The Blizzard of 2009

Power has just been restored to my house (approximately 6:30 p.m. MDT Sunday April 19th, 2009). We got 4-5 feet of snow over a 48 hour period and have been without power for 2 1/2 days.

I returned from Austin a day early because I didn't want to get trapped in Texas and be away from my home. So I flew back Thursday afternoon and picked up Jennifer at around 5:30 p.m. We ran to the grocery store and stocked up on food and then headed up to the house as it started to snow.

Thursday evening, Wendy came over with Sydney and Meagan as the snowstorm settled in. We cooked dinner and the kids played, but of course, we had no idea how bad the storm would get. The power went off on Friday morning at 9:00 a.m. But what saved us, if anything, was that we had the following:

I drug the gas grill from the redwood deck, through the house, and onto the front covered patio (out of the snow) and we were able to cook meals on the gas grill outside. The wood-burning fireplace kept us warm enough.

We melted snow in pots on top of the wood-burning fireplace and poured the melted snow into a large plastic bin and siphoned it into the the back of the toilets with the aquarium siphon so the toilets would flush. We took all of the food out of the freezer and the refrigerator and threw it out in the snow.

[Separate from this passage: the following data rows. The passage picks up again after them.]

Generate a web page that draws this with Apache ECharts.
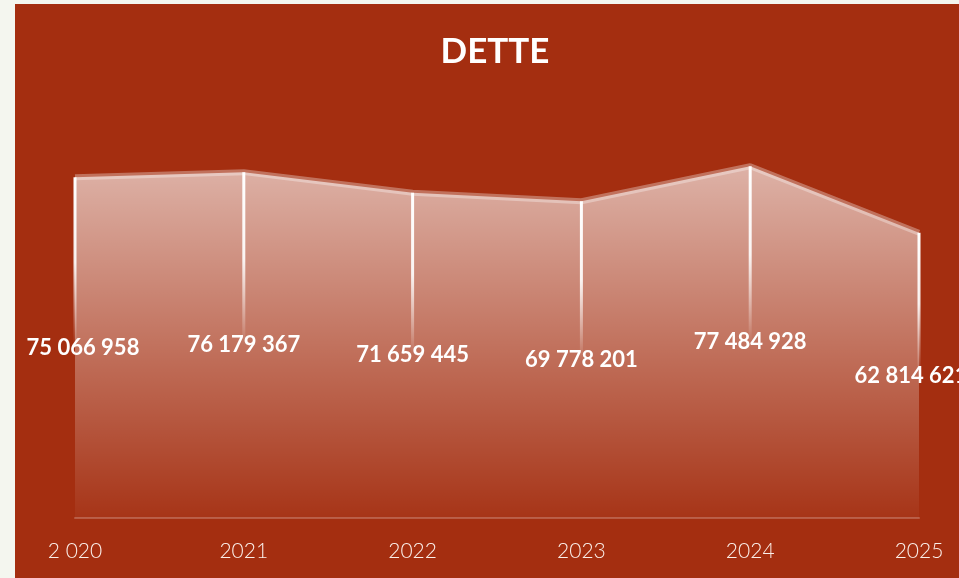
<!DOCTYPE html>
<html>
<head>
<meta charset="utf-8">
<title>Dette</title>
<script src="https://cdn.jsdelivr.net/npm/echarts@6/dist/echarts.min.js"></script>
<style>
  html, body { margin: 0; padding: 0; background: #f4f6ef; }
  /* carte rouge décalée comme dans la diapo */
  #chart { position: absolute; left: 15px; top: 4px; width: 944px; height: 574px; }
</style>
</head>
<body>
<div id="chart"></div>
<script>
  // données
  const years = ['2 020', '2021', '2022', '2023', '2024', '2025'];
  const dette = [75066958, 76179367, 71659445, 69778201, 77484928, 62814621];

  const fmt = v => String(v).replace(/\B(?=(\d{3})+(?!\d))/g, ' ');

  const chart = echarts.init(document.getElementById('chart'));

  // étiquettes des extrémités un peu rentrées
  const barData = dette.map((v, i) => {
    let item = { value: v };
    if (i === 0) item.label = { offset: [8, 0] };
    if (i === dette.length - 1) item.label = { offset: [-8, 0] };
    return item;
  });

  chart.setOption({
    backgroundColor: '#a42e10',
    animation: false,
    graphic: [{
      type: 'text',
      x: 480,
      y: 48,
      style: {
        text: 'DETTE',
        fill: '#fff',
        font: 'bold 35px Lato',
        align: 'center',
        verticalAlign: 'middle'
      }
    }],
    grid: { left: 60, right: 40, top: 60, bottom: 60 },
    xAxis: {
      type: 'category',
      data: years,
      boundaryGap: false,
      axisLine: { lineStyle: { color: 'rgba(255,255,255,0.22)', width: 2 } },
      axisTick: { show: false },
      axisLabel: { color: '#fbefea', fontSize: 21, fontFamily: 'Lato', fontWeight: 300, margin: 23 }
    },
    yAxis: {
      type: 'value',
      min: 0,
      max: 100000000,
      show: false,
      splitLine: { show: false }
    },
    series: [
      {
        name: 'Dette',
        type: 'line',
        data: dette,
        symbol: 'none',
        lineStyle: { color: 'rgba(255,255,255,0.32)', width: 6 },
        areaStyle: {
          opacity: 1,
          color: new echarts.graphic.LinearGradient(0, 0, 0, 1, [
            { offset: 0, color: 'rgba(255,255,255,0.63)' },
            { offset: 1, color: 'rgba(255,255,255,0.03)' }
          ])
        },
        z: 2
      },
      {
        name: 'Dette',
        type: 'bar',
        data: barData,
        barWidth: 3,
        itemStyle: {
          color: new echarts.graphic.LinearGradient(0, 0, 0, 1, [
            { offset: 0, color: 'rgba(255,255,255,1)' },
            { offset: 0.25, color: 'rgba(255,255,255,0.9)' },
            { offset: 0.5, color: 'rgba(255,255,255,0)' },
            { offset: 1, color: 'rgba(255,255,255,0)' }
          ])
        },
        label: {
          show: true,
          position: 'inside',
          color: '#fff',
          fontSize: 22,
          fontWeight: 'bold',
          fontFamily: 'Lato',
          formatter: p => fmt(p.value)
        },
        z: 3
      }
    ]
  });
</script>
</body>
</html>
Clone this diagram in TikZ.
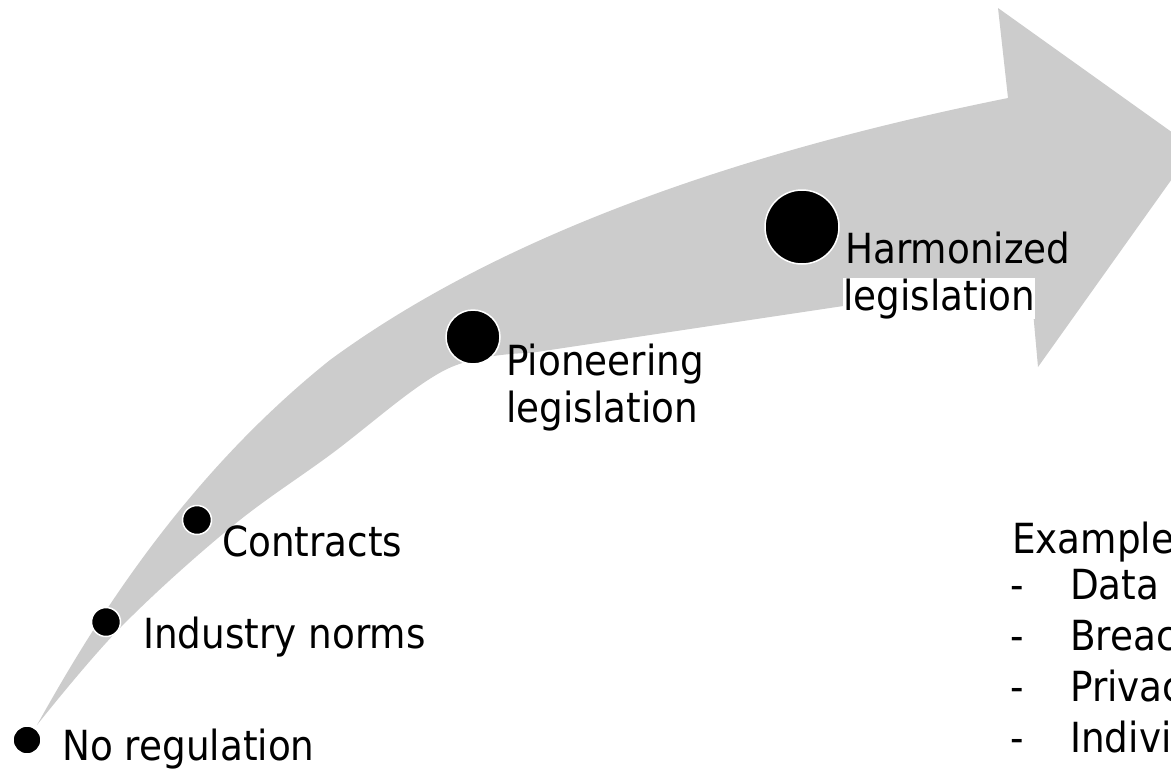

I ran the ATV to plow some driveways for four hours on Friday, but it was hard to keep up with the snow and eventually, I gave up.

All day and all night, we heard the sounds of mature ponderosa pine trees groaning, creaking, and finally snapping beneath the weight of the heavy spring snow. During the day, you could hear snow mobiles driving around the neighborhood, but no snow plows were running. Or if they were running, they weren't running anywhere near my house.

The hardest thing about not having electricity is that I can't walk by a light switch without turning it on. Can't stand in front of a sink of dirty dishes without trying to turn on the water. It's really amazing how little we can do up here without electricity. You can't open the garage door. Can't flush the toilets. The cat's electric litter box doesn't work. My Vonage Join-The-Revolution Voice-Over-IP-Phone doesn't work. The pumps that circulate the hot water through my baseboards don't work. No phone. No computers. No refrigerator. No freezer. No email. No faxes. No cell phones (cell phones have to be charged and the cell towers only worked sporadically). No internet access.

And without all of that, you sit around and think - People used to live like this. It really is hard to imagine. I mean...you could do it, of course. But I felt so isolated. So cut off from the outside world. The kids ended up building forts and playing back gammon and playin in the snow, of course. They were fine.

And I'm not sure that the experience hasn't taught us something. I'm not clear that having a generator would make things any better. The kids learned how to siphon water. They learned how the commodes work. They stepped away from their computers for a few days.

Jennifer's mom called and the conversation went something like this:

Jen: "Did it snow there?"
Mom: "Yeah. We got a lot of snow. About 2 1/2 inches."
Jen: "We got 6 feet up here and the power is out."
Mom: "Do you want to come down the hill? We have warm water and heat. You could take a bath. We can cook a hot meal inside."
Jen: "No. I want to stay here and stick it out."

So, overall, although we suffered some small inconveniences, the Blizzard of 2009 was a grand experience that few of us that experienced it will soon forget.

Update: This says we got 56 inches of snow, which sounds about right.

Posted by Rob Kiser on April 19, 2009 at 7:10 PM


Glad to hear that you survived the blizzard! I figured you were without power when PW went down. Have fun.

Posted by: sl on April 20, 2009 at 12:05 AM

These are great shots. I enjoyed reading.